Rotate moves every 2–3 weeks to keep joints fresh while keeping the same timer format.

Week What To Change What Stays The Same
1 Learn form, pick low-impact swaps 2–3 sessions, same timers
2 Add 1 round to one session Move choices, rest between rounds
3 Cut rest by 5 seconds per interval Round count, warm-up
4 Upgrade one move (harder swap) Total session length
5 Repeat week 3 and smooth it out Everything else
6 Deload: drop 1 round in each session Walking, mobility work

Track Results Without Overthinking

You don’t need fancy metrics. Pick two simple checks and watch them over a month.

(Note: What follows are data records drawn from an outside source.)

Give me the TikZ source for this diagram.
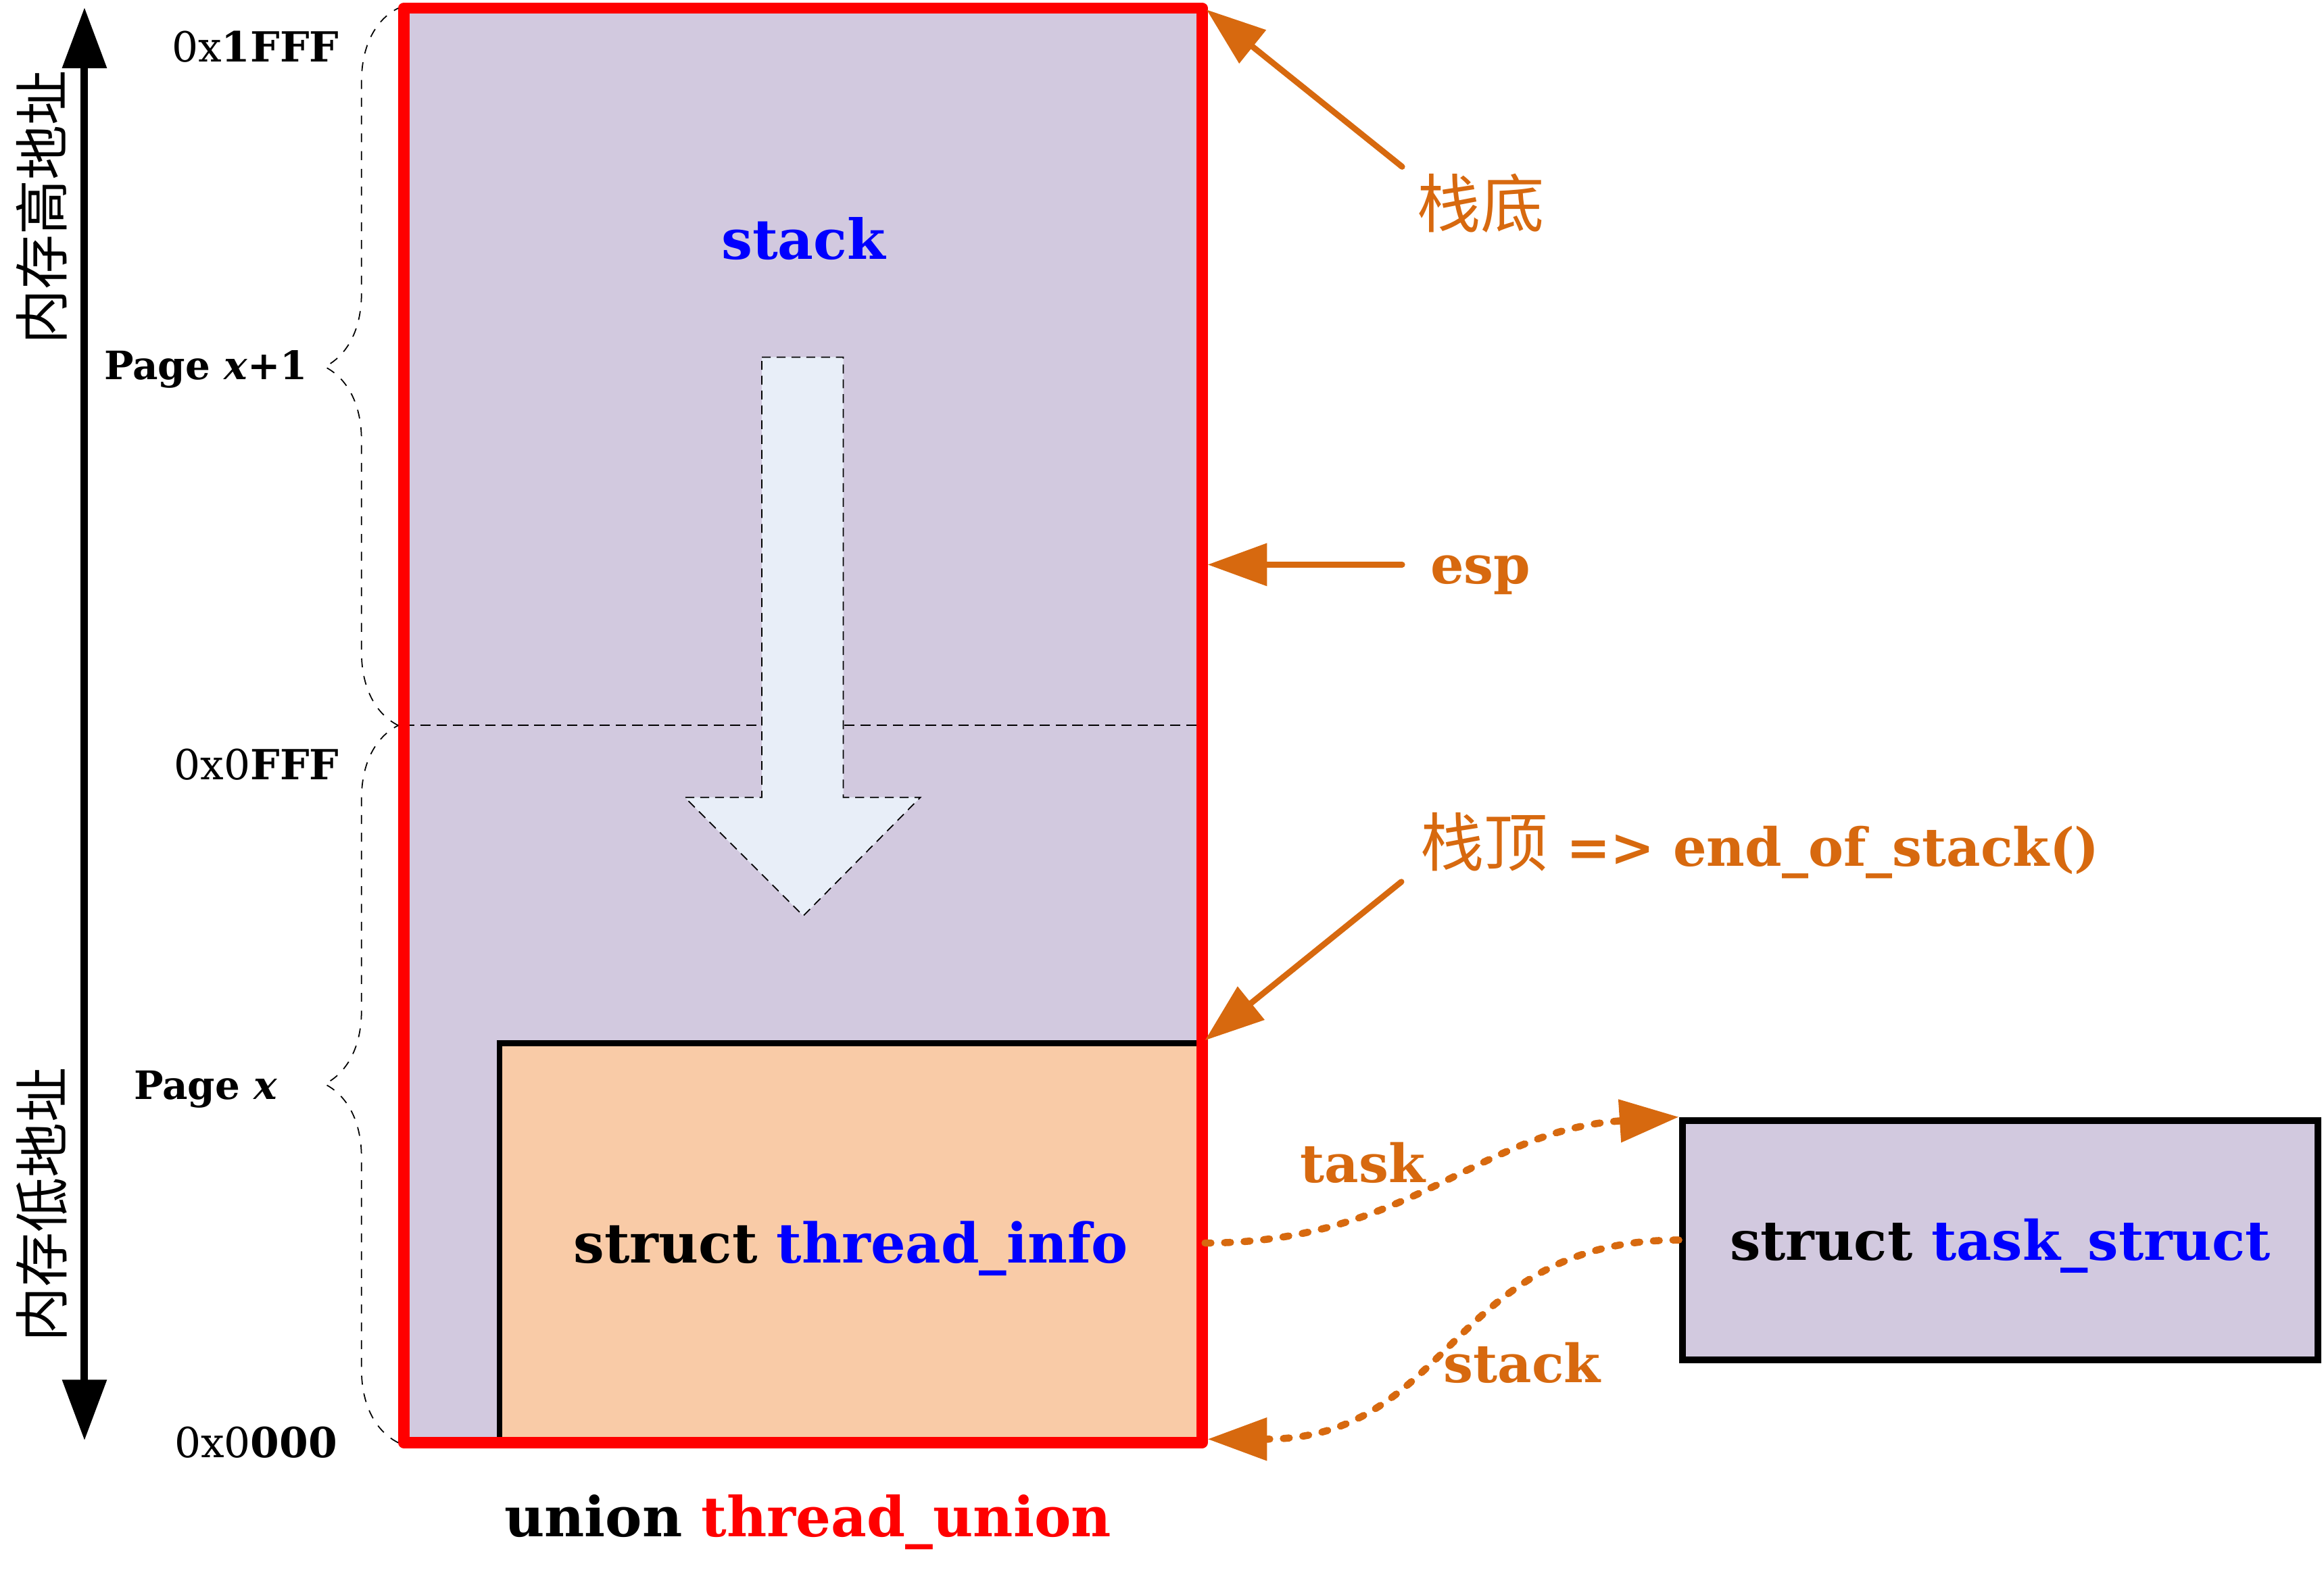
\documentclass[tikz,border=0pt]{standalone}
\usepackage{fontspec}
\setmainfont{DejaVu Serif}
\newfontfamily\cjk{Noto Sans CJK SC}
\usetikzlibrary{arrows.meta,decorations.pathreplacing}

\definecolor{memlav}{RGB}{210,201,223}
\definecolor{infopeach}{RGB}{249,203,167}
\definecolor{growblue}{RGB}{232,238,248}
\definecolor{noteorange}{RGB}{215,105,15}

\begin{document}
\begin{tikzpicture}[x=0.5pt, y=-0.5pt,
    memfill/.style={fill=memlav, outer sep=0pt, inner sep=0pt},
    memedge/.style={draw=red, line width=3.8pt, line join=round},
    infobox/.style={draw=black, fill=infopeach, line width=2pt, text height=18pt, font=\bfseries\fontsize{18.5}{20}\selectfont},
    tsbox/.style={draw=black, fill=memlav, line width=2.3pt, text height=18pt, font=\bfseries\fontsize{18.4}{20}\selectfont},
    pointer/.style={draw=noteorange, line width=2pt, line cap=round, -{Triangle[length=20pt,width=14pt]}},
    linkptr/.style={pointer, line width=2.4pt, dash pattern=on 2pt off 4.6pt},
    pagebrace/.style={decorate, decoration={brace, amplitude=24.8pt}, dashed, thin},
    addr/.style={anchor=base east, inner sep=0pt, font=\fontsize{14}{16}\selectfont},
    pagelbl/.style={anchor=base west, inner sep=0pt, font=\bfseries\fontsize{13.2}{16}\selectfont},
    sidecjk/.style={rotate=90, inner sep=0pt, font=\cjk\fontsize{18.5}{20}\selectfont},
    note/.style={text=noteorange, inner sep=0pt, font=\bfseries\fontsize{17.8}{20}\selectfont},
    notecjk/.style={text=noteorange, inner sep=0pt, font=\cjk\fontsize{21.5}{24}\selectfont}]
    \useasboundingbox (0,0) rectangle (1568,1071.8);
    % thread_union block and its parts
    \node[memfill, minimum width=269.25pt, minimum height=484pt] (union) at (541.75,489.5) {};
    \draw[dash pattern=on 3.5pt off 2pt, thin] (union.west) -- (union.east);
    \draw[dash pattern=on 3pt off 2pt, thin, fill=growblue] (514,241) -- (569,241) -- (569,538) -- (621,538) -- (542,618) -- (462,538) -- (514,538) -- cycle;
    \node[inner sep=0pt, text=blue, font=\bfseries\fontsize{18.6}{20}\selectfont] (stacktxt) at (542,161) {stack};
    \node[infobox, minimum width=237pt, minimum height=134.75pt] (info) at (574,838.75) {struct \textcolor{blue}{thread\_info}};
    \draw[memedge] (union.north west) rectangle (union.south east);
    \node[anchor=base, inner sep=0pt, font=\bfseries\fontsize{18.6}{20}\selectfont] (uniontxt) at (545,1037) {union \textcolor{red}{thread\_union}};
    \node[tsbox, minimum width=214.5pt, minimum height=80.75pt] (ts) at (1349.5,836.75) {struct \textcolor{blue}{task\_struct}};
    % address axis
    \coordinate (axtop) at (57,5);
    \coordinate (axbot) at (57,972);
    \draw[line width=2.5pt, {Triangle[length=20.5pt,width=14.5pt]}-{Triangle[length=20.5pt,width=14.5pt]}] (axbot) -- (axtop);
    \node[sidecjk] (hiaddr) at (28,140) {内存高地址};
    \node[sidecjk] (loaddr) at (28,813) {内存低地址};
    % pages
    \draw[pagebrace] ([xshift=-1.9pt]union.west) -- ([xshift=-1.9pt]union.north west);
    \draw[pagebrace] ([xshift=-1.9pt]union.south west) -- ([xshift=-1.9pt]union.west);
    \node[addr] (a1fff) at (229,41.6) {0x\textbf{1FFF}};
    \node[addr] (a0fff) at (229,526) {0x0\textbf{FFF}};
    \node[addr] (a0000) at (228,983.6) {0x0\textbf{000}};
    \node[pagelbl] (pgup) at (70,256) {Page \textit{x}+1};
    \node[pagelbl] (pglow) at (90,741.6) {Page \textit{x}};
    % stack pointers
    \node[notecjk] (bottxt) at (999,137) {栈底};
    \node[note, anchor=base] (esptxt) at (999,394) {esp};
    \node[note, anchor=base west] (toptxt) at (958,584.6) {{\cjk\fontsize{21.5}{24}\selectfont\mdseries 栈顶} => end\_of\_stack()};
    \coordinate (botfrom) at (946,112.5);
    \coordinate (espfrom) at (946,381);
    \coordinate (topfrom) at (945.5,595);
    \coordinate (espto) at (union.east |- espfrom);
    \draw[pointer] (botfrom) -- ([xshift=1.5pt,yshift=-0.5pt]union.north east);
    \draw[pointer] (espfrom) -- ([xshift=1.9pt]espto);
    \draw[pointer] (topfrom) -- (info.north east);
    % task / stack links
    \draw[linkptr] (info.east) .. controls +(137,0) and +(-135,9) .. (ts.north west);
    \draw[linkptr] (ts.west) .. controls +(-155,0) and +(165,0) .. ([xshift=1.9pt,yshift=1.2pt]union.south east);
    \node[note, anchor=base] (tasktxt) at (919.5,798) {task};
    \node[note, anchor=base] (stacklink) at (1027,933) {stack};
\end{tikzpicture}
\end{document}
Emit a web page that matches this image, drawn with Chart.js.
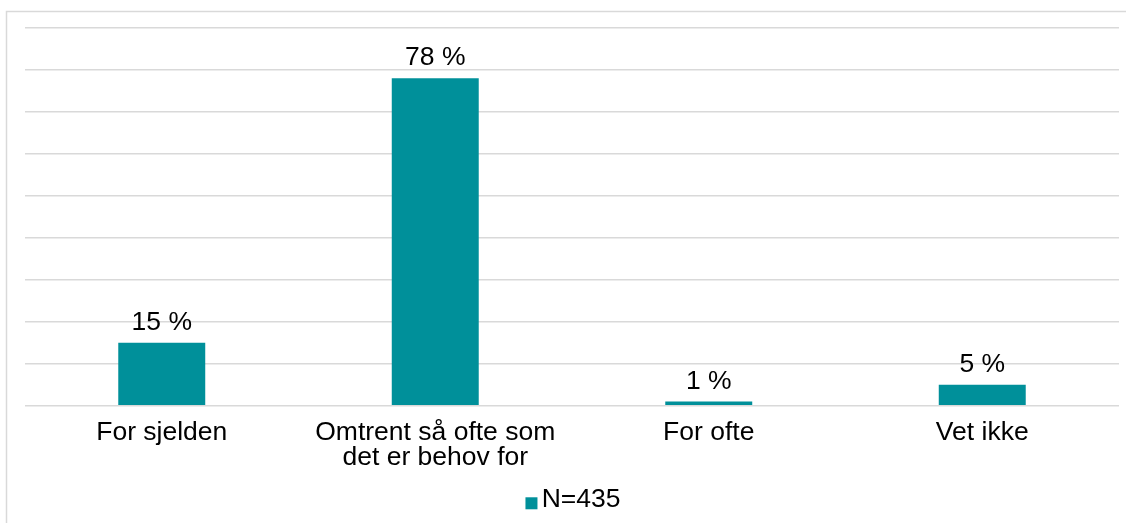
<!DOCTYPE html>
<html>
<head>
<meta charset="utf-8">
<script src="https://cdn.jsdelivr.net/npm/chart.js@4/dist/chart.umd.min.js"></script>
<style>
  html, body { margin: 0; padding: 0; background: #ffffff; }
  #wrap { width: 1126px; height: 523px; position: relative; }
</style>
</head>
<body>
<div id="wrap"><canvas id="c" width="1126" height="523"></canvas></div>
<script>
// Survey answers and share of respondents (%)
const categories = [
  ["For sjelden"],
  ["Omtrent så ofte som", "det er behov for"],
  ["For ofte"],
  ["Vet ikke"]
];
const shares = [15, 78, 1, 5];
const seriesLabel = "N=435";
const yTicks = { min: 0, max: 90, step: 10 };

const teal = "#00909A";
const gridGrey = "#d9d9d9";
const fontFamily = "'Liberation Sans', Arial, Helvetica, sans-serif";
const fontSize = 26.5;

// Thin frame along the top and left edge of the chart
const framePlugin = {
  id: "frame",
  beforeDraw(chart) {
    const ctx = chart.ctx;
    ctx.save();
    ctx.strokeStyle = gridGrey;
    ctx.lineWidth = 1.5;
    ctx.beginPath();
    ctx.moveTo(6.5, chart.height);
    ctx.lineTo(6.5, 11.5);
    ctx.lineTo(chart.width, 11.5);
    ctx.stroke();
    ctx.restore();
  }
};

// Value labels above each bar
const valueLabels = {
  id: "valueLabels",
  afterDatasetsDraw(chart) {
    const ctx = chart.ctx;
    ctx.save();
    ctx.font = fontSize + "px " + fontFamily;
    ctx.fillStyle = "#000000";
    ctx.textAlign = "center";
    ctx.textBaseline = "alphabetic";
    chart.data.datasets.forEach((ds, di) => {
      chart.getDatasetMeta(di).data.forEach((bar, i) => {
        ctx.fillText(ds.data[i] + " %", bar.x, bar.y - 13);
      });
    });
    ctx.restore();
  }
};

// Legend swatch sitting close to its text, bottom on the text baseline
const legendSwatch = {
  id: "legendSwatch",
  afterDraw(chart) {
    const lg = chart.legend;
    if (!lg || !lg.legendHitBoxes || !lg.legendHitBoxes.length) return;
    const hb = lg.legendHitBoxes[0];
    const ctx = chart.ctx;
    const size = 12;
    const cy = hb.top + hb.height / 2;
    const baseline = cy + fontSize * 0.36;
    ctx.save();
    ctx.fillStyle = chart.data.datasets[0].backgroundColor;
    ctx.fillRect(hb.left + 2, baseline - size, size, size);
    ctx.restore();
  }
};

new Chart(document.getElementById("c"), {
  type: "bar",
  data: {
    labels: categories,
    datasets: [{
      label: seriesLabel,
      data: shares,
      backgroundColor: teal,
      borderWidth: 0,
      categoryPercentage: 1.0,
      barPercentage: 0.318
    }]
  },
  options: {
    responsive: false,
    animation: false,
    devicePixelRatio: 1,
    layout: { padding: { left: 25, right: 7, top: 28, bottom: 0 } },
    plugins: {
      legend: {
        position: "bottom",
        labels: {
          font: { family: fontFamily, size: fontSize },
          color: "#000000",
          boxWidth: 5,
          boxHeight: 12,
          padding: 0,
          generateLabels(chart) {
            return chart.data.datasets.map((ds, i) => ({
              text: ds.label,
              fillStyle: "rgba(0,0,0,0)",
              strokeStyle: "rgba(0,0,0,0)",
              lineWidth: 0,
              fontColor: "#000000",
              hidden: false,
              datasetIndex: i
            }));
          }
        }
      },
      tooltip: { enabled: false }
    },
    scales: {
      x: {
        grid: { display: false, drawTicks: false },
        border: { display: false },
        ticks: {
          font: { family: fontFamily, size: fontSize, lineHeight: 0.92 },
          color: "#000000",
          padding: 15,
          maxRotation: 0,
          autoSkip: false
        },
        afterFit(scale) { scale.height += 2; }
      },
      y: {
        min: yTicks.min,
        max: yTicks.max,
        ticks: { display: false, stepSize: yTicks.step },
        grid: { color: gridGrey, lineWidth: 1.5, drawTicks: false },
        border: { display: false }
      }
    }
  },
  plugins: [framePlugin, valueLabels, legendSwatch]
});
</script>
</body>
</html>
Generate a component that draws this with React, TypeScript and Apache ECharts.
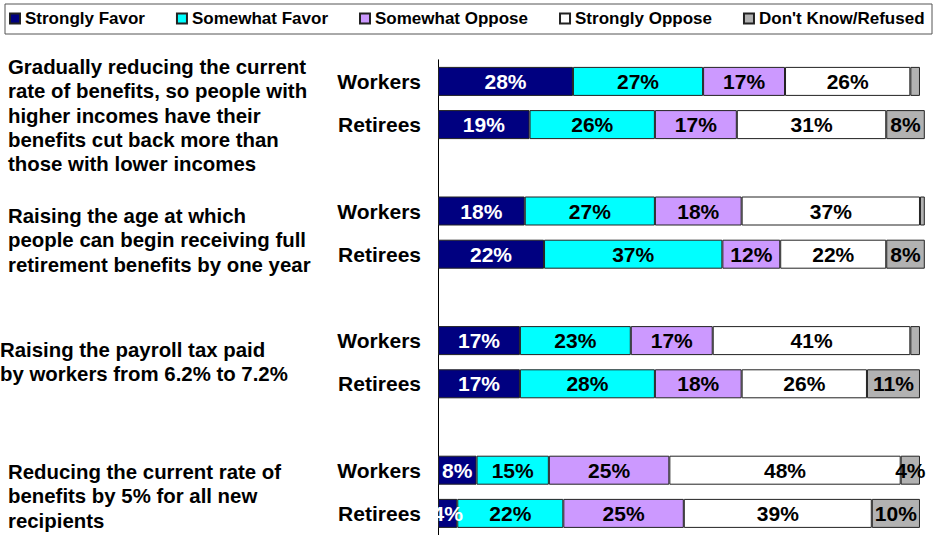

  • Talk test recovery: how fast you can speak in full sentences after a round.
  • Resting pulse trend: take it in the morning for a few days and look for a gentle downward drift over weeks.

Resting heart rate varies person to person, and day-to-day swings happen. The American Heart Association notes common resting ranges for adults and explains what pulse readings mean in daily life on its heart rate and pulse page.

Cool-Down In Three Minutes

Cool-down is where you shift from “work” to “settle.” Keep it short so you’ll do it.

  1. Slow walk (60–90 seconds): let breathing drop.
  2. 90/90 breathing (60 seconds): feet on a couch, exhale long, feel ribs drop.
  3. Hip flexor stretch (30 seconds each side): squeeze glute on the back leg.